Samuel Maull

Grant Type

Dissertation Fieldwork Grant

Institutional Affiliation

Stanford U.

Grant number

Gr. 9349

Approve Date

October 5, 2016

Project Title

Maull, Samuel, Stanford U., Stanford, CA - To aid research on 'Family on the Inside: Kinship and the Crisis of the Criminal Justice System,' supervised by Dr. Angela Garcia

Preliminary abstract: A significant aporia still exists in theorizing the role families play in the US criminal justice system (CJS), despite much recent work showing its centrality to understanding the effects of incarceration (Cunha, 2014). This is largely the result of an approach to ‘the family’ which is not informed by anthropological studies of kinship; taking the family as a given, un-problematized, and universal institution (made up of parents, partners, children, and siblings). My research differs on this fundamental point by using an anthropologically informed notion of kinship to explore how kinship is formed in the context of incarceration and vice versa. I will do this with a particular focus on responsibility, seeing both kinship and the CJS as centrally concerned with the distribution of responsibility in a ‘moral economy’, a term I draw from moral anthropology (Fassin, 2012).
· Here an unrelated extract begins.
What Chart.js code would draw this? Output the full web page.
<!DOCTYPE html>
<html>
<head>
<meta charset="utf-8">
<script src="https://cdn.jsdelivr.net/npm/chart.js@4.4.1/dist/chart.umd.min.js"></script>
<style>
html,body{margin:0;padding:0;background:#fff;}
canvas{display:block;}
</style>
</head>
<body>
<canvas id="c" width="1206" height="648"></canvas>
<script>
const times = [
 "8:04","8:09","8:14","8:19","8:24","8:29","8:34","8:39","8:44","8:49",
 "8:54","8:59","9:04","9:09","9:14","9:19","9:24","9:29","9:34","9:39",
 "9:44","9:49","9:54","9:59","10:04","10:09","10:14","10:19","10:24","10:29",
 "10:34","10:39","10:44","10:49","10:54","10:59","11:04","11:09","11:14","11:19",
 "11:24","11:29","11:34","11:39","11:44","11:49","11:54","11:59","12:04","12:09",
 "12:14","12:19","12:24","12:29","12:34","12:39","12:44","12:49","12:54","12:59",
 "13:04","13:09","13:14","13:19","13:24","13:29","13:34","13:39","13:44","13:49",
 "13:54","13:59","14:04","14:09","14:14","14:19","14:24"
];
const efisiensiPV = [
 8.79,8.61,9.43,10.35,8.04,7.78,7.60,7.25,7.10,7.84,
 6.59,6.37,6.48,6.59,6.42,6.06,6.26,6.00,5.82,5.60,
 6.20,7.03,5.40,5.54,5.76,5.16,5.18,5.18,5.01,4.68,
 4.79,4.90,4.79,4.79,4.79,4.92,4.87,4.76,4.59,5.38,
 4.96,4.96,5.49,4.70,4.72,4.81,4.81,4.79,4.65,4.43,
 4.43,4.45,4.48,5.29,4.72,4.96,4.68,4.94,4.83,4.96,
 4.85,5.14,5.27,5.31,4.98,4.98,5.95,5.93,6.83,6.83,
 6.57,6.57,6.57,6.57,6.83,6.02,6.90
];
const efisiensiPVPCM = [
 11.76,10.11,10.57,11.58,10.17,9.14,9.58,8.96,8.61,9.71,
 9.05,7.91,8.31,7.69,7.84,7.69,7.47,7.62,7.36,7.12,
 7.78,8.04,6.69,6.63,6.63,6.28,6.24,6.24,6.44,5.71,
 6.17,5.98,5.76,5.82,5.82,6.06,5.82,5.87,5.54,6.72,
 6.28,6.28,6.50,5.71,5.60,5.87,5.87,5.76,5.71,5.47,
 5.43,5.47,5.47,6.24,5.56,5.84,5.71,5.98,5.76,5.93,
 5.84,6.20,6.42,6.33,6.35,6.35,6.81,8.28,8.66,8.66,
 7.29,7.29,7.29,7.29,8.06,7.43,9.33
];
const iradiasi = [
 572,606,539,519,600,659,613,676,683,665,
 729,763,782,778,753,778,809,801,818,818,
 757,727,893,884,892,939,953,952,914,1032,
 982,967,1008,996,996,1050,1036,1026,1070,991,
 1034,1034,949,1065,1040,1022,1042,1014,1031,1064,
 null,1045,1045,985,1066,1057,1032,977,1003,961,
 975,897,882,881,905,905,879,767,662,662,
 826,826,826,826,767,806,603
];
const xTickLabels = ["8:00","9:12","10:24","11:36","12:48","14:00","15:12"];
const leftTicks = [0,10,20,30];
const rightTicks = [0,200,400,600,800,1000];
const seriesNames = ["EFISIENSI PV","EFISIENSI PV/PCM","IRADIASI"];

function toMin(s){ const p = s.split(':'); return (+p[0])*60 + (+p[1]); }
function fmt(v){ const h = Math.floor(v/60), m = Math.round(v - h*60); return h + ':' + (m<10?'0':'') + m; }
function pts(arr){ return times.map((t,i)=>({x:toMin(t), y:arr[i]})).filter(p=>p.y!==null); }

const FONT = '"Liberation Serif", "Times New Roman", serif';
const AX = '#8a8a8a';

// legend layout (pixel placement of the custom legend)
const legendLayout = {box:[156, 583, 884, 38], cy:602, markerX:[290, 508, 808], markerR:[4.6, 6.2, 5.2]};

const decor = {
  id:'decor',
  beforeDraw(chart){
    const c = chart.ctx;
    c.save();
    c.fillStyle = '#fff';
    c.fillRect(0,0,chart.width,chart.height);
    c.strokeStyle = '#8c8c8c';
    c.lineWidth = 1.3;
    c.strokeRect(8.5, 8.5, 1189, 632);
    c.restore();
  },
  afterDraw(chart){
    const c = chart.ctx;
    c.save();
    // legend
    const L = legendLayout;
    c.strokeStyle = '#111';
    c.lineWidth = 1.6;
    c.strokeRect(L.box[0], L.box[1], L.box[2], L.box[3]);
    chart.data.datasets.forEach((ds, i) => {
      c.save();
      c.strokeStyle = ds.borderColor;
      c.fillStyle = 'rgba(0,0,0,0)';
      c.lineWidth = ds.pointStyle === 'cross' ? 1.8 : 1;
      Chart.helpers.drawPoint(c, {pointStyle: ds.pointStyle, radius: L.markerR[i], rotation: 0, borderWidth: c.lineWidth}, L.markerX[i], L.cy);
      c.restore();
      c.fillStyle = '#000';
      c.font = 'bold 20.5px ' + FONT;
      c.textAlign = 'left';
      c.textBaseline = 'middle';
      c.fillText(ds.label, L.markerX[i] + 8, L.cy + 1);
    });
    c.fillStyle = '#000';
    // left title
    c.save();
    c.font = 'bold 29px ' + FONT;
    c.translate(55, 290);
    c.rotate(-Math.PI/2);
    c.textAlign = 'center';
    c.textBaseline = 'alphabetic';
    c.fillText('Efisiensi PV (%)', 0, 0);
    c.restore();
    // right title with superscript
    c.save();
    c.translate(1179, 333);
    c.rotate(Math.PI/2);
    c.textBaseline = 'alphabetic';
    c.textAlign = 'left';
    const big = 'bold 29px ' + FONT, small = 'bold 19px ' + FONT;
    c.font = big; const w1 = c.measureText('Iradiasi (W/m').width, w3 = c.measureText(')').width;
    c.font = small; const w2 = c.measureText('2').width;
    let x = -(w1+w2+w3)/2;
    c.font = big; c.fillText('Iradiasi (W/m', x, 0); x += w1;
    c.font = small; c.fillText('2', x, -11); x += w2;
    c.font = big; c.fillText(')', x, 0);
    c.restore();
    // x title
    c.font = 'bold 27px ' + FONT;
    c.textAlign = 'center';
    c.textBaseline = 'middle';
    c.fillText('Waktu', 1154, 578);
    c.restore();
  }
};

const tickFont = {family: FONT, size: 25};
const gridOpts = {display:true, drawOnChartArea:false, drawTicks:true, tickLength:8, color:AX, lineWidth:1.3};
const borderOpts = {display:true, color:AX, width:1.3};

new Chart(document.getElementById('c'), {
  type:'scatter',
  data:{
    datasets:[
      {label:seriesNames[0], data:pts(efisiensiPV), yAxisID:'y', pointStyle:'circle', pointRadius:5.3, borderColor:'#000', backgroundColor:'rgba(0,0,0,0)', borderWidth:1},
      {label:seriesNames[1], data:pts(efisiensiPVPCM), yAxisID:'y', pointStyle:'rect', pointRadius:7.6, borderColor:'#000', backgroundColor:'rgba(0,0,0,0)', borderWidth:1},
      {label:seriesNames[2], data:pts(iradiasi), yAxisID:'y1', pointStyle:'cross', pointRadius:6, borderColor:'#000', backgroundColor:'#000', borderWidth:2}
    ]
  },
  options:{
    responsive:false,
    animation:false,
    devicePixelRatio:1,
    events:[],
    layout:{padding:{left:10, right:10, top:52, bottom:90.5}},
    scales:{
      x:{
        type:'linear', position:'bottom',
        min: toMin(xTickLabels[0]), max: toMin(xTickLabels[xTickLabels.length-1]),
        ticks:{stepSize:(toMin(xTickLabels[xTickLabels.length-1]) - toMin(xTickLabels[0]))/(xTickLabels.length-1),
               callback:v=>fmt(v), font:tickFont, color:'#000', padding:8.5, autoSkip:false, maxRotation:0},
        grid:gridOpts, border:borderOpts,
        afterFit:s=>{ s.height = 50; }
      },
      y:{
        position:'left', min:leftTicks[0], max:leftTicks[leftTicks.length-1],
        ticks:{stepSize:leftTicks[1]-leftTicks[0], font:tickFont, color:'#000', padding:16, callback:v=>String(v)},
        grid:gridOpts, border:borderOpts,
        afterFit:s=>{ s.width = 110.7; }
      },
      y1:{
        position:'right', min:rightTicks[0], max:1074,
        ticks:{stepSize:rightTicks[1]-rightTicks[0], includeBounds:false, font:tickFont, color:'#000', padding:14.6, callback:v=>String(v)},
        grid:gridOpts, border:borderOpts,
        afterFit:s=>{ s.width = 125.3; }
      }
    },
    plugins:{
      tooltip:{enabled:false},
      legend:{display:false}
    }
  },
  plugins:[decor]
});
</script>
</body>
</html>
To this end my research will be guided by 3 questions: 1. How are family obligations construed and enacted in the context of familial incarceration? 2. How does the family appear as an object of suspicion or blame for the CJS? 3. Why does political identity and action nucleate around kinship ties with incarcerated people? By using responsibility to explore the intersection of incarceration and kinship I aim to illuminate the ways that raced and gendered narratives of responsibility structure the distribution of ‘penal harm’ in such a way that the widely documented mass incarceration of poor black and brown men finds a corollary in the much less visible impoverishment and indebtedness of black and brown women. In the execution of this research I will conduct 17 months of ethnographic work across a range of sights, inside and outside of penal institutions, in the San Francisco Bay Area.